Here is an example of how to use a pipeline to combine feature selection and hyperparameter tuning:

from sklearn.pipeline import Pipeline
from sklearn.ensemble import RandomForestClassifier
from sklearn.feature_selection import SelectKBest
from sklearn.model_selection import GridSearchCV

# Create the pipeline
pipeline = Pipeline([
    ('reduce_dim', SelectKBest(chi2)),
    ('classify', RandomForestClassifier())
])

# Specify the parameter grid
param_grid = {'reduce_dim__k': [1, 2, 3], 'classify__n_estimators': [10, 50, 100], 'classify__max_depth': [5, 10, 20]}

# Create the grid search object
grid_search = GridSearchCV(pipeline, param_grid, cv=5, scoring='accuracy')

# Fit the grid search object to the data
grid_search.fit(X, y)

# Print the best parameters and the best score
print("Best parameters: {}".format(grid_search.best_params_))
print("Best score: {:.2f}".format(grid_search.best_score_))

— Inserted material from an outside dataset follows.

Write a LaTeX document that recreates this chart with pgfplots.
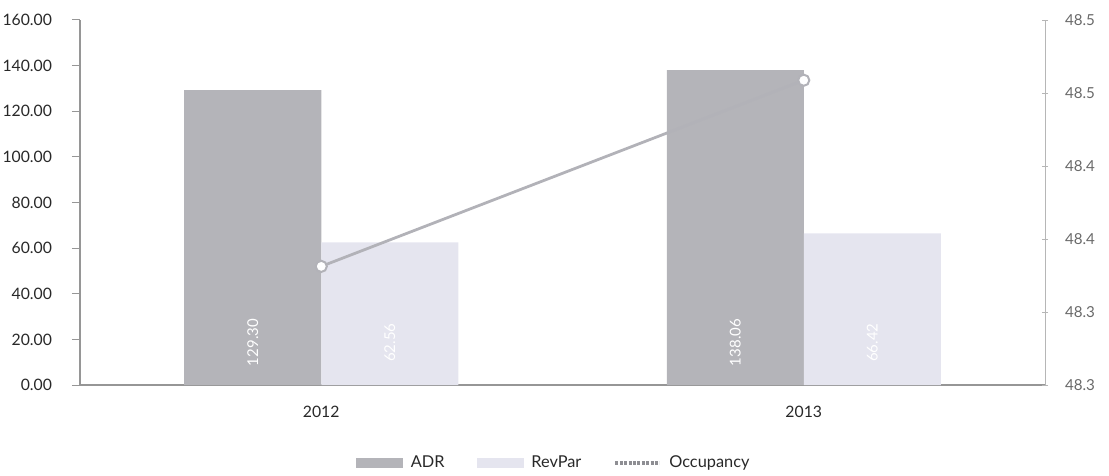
\documentclass[border=0pt]{standalone}
\usepackage{pgfplots}
\pgfplotsset{compat=1.18}
\usepackage{fontspec}
\setmainfont{Lato}
\definecolor{adr}{RGB}{180,180,185}
\definecolor{revpar}{RGB}{229,229,239}
\definecolor{occ}{RGB}{178,178,184}
\definecolor{axisgray}{RGB}{150,150,150}
\definecolor{txt}{RGB}{40,40,40}
\begin{document}
\begin{tikzpicture}
\begin{axis}[
  name=ax,
  scale only axis,
  width=482.5bp, height=182.5bp,
  xmin=-0.5, xmax=1.5,
  ymin=0, ymax=160,
  ybar=0pt, bar width=68.5bp,
  axis y line*=left, axis x line*=bottom,
  axis line style={axisgray, line width=0.6pt},
  xtick={0,1}, xticklabels={2012,2013},
  extra x ticks={0.5}, extra x tick labels={},
  extra x tick style={major tick length=3bp, tick style={axisgray}},
  major x tick style={draw=none},
  ytick={0,20,...,160},
  /pgf/number format/fixed, /pgf/number format/fixed zerofill, /pgf/number format/precision=2,
  tick style={axisgray, line width=0.5pt},
  major tick length=4bp,
  tick align=outside,
  every tick label/.append style={font=\fontsize{7.9}{9.5}\selectfont, text=txt},
  yticklabel style={xshift=-6.5bp},
  xticklabel style={yshift=-3bp},
  /pgf/number format/assume math mode=true,
  clip=false,
]
\addplot[fill=adr, draw=none, bar shift=-34.25bp] coordinates {(0,129.30) (1,138.06)};
\addplot[fill=revpar, draw=none, bar shift=34.25bp] coordinates {(0,62.56) (1,66.42)};
% value labels inside bars
\addplot[draw=none, fill=none, bar shift=-34.25bp, point meta=explicit symbolic,
  nodes near coords,
  every node near coord/.append style={anchor=center, rotate=90, text=white, font=\fontsize{7.5}{9}\selectfont}]
  coordinates {(0,18.6) [129.30] (1,18.6) [138.06]};
\addplot[draw=none, fill=none, bar shift=34.25bp, point meta=explicit symbolic,
  nodes near coords,
  every node near coord/.append style={anchor=center, rotate=90, text=white, font=\fontsize{7.5}{9}\selectfont}]
  coordinates {(0,18.6) [62.56] (1,18.6) [66.42]};
\end{axis}
\begin{axis}[
  scale only axis,
  width=482.5bp, height=182.5bp,
  xmin=-0.5, xmax=1.5,
  ymin=48.30, ymax=48.50,
  axis y line*=right, axis x line=none,
  axis line style={axisgray!70, line width=0.5pt},
  ytick={48.30,48.34,48.38,48.42,48.46,48.50},
  yticklabels={48.3,48.3,48.4,48.4,48.5,48.5},
  tick style={axisgray!70, line width=0.4pt},
  major tick length=3bp,
  tick align=center,
  every tick label/.append style={font=\fontsize{7.6}{9}\selectfont, text=txt!70},
  yticklabel style={xshift=5bp},
  clip=false,
  legend columns=3,
  legend style={draw=none, fill=none, at={(0.492,-0.2137)}, anchor=center,
    font=\fontsize{8.2}{10}\selectfont, text=txt,
    /tikz/every odd column/.append style={column sep=2bp},
    /tikz/every even column/.append style={column sep=14bp}},
]
\addlegendimage{legend image code/.code={\fill[adr] (0bp,-2.2bp) rectangle (23bp,2.2bp);}}
\addlegendentry{ADR}
\addlegendimage{legend image code/.code={\fill[revpar] (0bp,-2.2bp) rectangle (23bp,2.2bp);}}
\addlegendentry{RevPar}
\addplot[occ, line width=1.4pt, mark=*, mark size=2.8bp,
  mark options={fill=white, draw=occ, line width=1pt},
  legend image code/.code={\draw[occ!80!black, line width=2pt, dash pattern=on 1.5bp off 0.7bp] (0bp,0bp) -- (22bp,0bp);}]
  coordinates {(0,48.365) (1,48.467)};
\addlegendentry{Occupancy}
\end{axis}
\pgfresetboundingbox
\path (ax.south west) ++(-40bp,-45.5bp) rectangle ++(554.5bp,238bp);
\end{tikzpicture}
\end{document}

The optimal combination of feature selection and hyperparameter tuning will depend on the specific task and the available data. It’s recommended to try different approaches and compare their performance. Also, the combination of Hyperparameter tuning and Feature selection should be done using cross-validation to prevent overfitting.

In conclusion, you can achieve better performance and interpretability in your models by combining hyperparameter tuning and feature selection. By using scikit-learn’s tools for feature selection and hyperparameter tuning, you can easily implement these techniques in your own projects.